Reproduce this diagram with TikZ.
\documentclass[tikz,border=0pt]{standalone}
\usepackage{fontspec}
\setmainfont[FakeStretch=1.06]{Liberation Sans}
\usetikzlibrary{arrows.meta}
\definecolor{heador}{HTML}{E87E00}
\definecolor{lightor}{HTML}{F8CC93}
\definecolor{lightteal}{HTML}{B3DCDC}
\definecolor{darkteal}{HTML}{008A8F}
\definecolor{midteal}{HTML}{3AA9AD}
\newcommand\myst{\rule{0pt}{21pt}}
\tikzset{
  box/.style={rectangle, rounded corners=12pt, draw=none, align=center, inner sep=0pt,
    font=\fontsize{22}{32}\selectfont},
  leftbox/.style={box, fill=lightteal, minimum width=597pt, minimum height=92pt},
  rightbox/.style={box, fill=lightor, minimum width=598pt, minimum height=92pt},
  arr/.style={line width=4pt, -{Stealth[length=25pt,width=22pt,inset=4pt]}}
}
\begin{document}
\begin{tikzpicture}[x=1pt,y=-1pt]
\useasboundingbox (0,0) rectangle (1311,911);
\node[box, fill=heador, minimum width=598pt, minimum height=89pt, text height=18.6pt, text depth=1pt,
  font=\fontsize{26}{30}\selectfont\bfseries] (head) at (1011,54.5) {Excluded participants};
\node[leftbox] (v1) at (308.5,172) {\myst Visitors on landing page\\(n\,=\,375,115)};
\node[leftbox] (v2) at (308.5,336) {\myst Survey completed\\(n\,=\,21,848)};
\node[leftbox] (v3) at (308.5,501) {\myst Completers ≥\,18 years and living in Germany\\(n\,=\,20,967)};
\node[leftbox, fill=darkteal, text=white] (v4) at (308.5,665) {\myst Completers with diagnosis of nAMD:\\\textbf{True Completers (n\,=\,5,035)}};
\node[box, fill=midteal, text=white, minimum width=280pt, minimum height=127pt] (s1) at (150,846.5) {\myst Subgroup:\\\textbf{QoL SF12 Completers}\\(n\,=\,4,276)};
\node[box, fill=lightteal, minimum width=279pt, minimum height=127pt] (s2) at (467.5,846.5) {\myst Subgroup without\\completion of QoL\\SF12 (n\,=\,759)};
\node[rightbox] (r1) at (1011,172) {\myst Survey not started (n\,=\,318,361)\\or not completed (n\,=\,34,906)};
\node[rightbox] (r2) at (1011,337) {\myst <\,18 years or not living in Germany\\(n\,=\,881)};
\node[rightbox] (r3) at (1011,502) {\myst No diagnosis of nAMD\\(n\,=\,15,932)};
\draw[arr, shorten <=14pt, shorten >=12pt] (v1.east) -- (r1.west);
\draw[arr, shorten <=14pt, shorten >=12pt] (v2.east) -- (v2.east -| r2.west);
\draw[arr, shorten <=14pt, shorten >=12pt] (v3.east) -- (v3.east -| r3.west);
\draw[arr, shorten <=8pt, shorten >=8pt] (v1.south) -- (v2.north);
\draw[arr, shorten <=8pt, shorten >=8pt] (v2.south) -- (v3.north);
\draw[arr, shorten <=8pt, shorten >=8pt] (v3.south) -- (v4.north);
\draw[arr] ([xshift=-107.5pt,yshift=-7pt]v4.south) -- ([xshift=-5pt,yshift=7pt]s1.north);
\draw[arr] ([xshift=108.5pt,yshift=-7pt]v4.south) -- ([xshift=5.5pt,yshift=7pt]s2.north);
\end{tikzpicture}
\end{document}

★ ★ ★ ★ ★

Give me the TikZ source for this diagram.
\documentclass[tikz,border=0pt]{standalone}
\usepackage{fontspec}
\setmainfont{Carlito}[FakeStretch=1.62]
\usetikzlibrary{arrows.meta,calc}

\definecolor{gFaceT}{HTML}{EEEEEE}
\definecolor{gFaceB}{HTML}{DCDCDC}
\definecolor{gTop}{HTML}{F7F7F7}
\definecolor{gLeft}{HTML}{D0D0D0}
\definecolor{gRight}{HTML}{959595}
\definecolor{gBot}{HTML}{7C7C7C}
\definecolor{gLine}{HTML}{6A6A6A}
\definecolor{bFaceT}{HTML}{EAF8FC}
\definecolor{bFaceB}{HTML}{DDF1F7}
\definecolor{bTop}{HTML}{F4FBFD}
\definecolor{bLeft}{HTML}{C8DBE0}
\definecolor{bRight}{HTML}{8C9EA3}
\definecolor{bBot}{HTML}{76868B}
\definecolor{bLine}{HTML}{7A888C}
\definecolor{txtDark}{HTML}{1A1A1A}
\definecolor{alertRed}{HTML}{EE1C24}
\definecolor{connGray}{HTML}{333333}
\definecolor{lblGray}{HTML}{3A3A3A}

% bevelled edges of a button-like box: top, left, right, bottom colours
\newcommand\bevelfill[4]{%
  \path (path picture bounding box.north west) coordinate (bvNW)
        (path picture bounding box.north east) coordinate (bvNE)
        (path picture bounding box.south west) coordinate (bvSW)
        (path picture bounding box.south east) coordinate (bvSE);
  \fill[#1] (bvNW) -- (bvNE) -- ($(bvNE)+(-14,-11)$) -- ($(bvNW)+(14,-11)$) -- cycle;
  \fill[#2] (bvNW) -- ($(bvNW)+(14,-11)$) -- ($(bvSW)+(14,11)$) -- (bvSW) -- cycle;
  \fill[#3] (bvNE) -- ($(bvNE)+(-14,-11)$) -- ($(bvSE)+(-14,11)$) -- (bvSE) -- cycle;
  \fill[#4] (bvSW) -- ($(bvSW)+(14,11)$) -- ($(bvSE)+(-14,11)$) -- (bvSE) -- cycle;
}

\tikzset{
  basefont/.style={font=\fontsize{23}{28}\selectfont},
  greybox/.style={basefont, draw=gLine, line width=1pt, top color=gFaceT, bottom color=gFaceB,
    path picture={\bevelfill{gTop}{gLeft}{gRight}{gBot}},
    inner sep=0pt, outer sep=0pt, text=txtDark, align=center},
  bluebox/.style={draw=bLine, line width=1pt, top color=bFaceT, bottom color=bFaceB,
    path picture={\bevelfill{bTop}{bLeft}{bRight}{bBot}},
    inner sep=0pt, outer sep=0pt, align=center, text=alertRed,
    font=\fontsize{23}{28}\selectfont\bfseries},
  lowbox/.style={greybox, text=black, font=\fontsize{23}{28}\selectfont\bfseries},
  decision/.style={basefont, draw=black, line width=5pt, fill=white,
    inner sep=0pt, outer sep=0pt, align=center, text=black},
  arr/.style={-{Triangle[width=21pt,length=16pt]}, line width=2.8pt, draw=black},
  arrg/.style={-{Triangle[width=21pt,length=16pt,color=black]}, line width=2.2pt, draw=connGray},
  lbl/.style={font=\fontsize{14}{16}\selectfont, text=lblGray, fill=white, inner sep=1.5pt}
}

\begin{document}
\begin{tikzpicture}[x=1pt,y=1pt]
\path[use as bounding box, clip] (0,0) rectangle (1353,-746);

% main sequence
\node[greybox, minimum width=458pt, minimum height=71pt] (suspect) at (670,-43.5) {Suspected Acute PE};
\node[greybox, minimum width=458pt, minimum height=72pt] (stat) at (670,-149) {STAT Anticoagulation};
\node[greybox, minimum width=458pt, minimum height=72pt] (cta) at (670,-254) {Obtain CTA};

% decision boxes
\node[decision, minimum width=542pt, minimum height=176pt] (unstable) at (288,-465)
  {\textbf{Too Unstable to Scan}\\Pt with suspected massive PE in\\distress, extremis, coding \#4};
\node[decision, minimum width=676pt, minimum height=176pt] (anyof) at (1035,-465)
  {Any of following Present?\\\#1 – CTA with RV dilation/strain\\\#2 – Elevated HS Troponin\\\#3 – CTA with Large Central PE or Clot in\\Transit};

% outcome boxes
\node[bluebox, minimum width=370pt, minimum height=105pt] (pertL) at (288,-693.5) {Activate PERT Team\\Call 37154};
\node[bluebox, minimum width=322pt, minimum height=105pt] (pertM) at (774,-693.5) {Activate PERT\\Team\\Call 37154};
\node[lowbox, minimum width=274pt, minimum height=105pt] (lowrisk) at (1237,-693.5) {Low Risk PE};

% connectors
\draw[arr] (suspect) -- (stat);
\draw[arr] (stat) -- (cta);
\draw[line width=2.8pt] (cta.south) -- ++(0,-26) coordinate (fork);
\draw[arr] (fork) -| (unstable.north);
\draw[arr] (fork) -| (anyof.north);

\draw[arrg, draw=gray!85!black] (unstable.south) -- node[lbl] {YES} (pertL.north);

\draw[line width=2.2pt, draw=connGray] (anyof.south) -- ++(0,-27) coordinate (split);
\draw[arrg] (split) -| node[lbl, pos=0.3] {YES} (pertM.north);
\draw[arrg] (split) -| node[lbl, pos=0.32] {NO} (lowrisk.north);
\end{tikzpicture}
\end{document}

★ ★ ★ ★ ★

-- Task brief --
Identify and copy lines that hold the string "diagram".

-- Response --
Reproduce this diagram with TikZ.
Give me the TikZ source for this diagram.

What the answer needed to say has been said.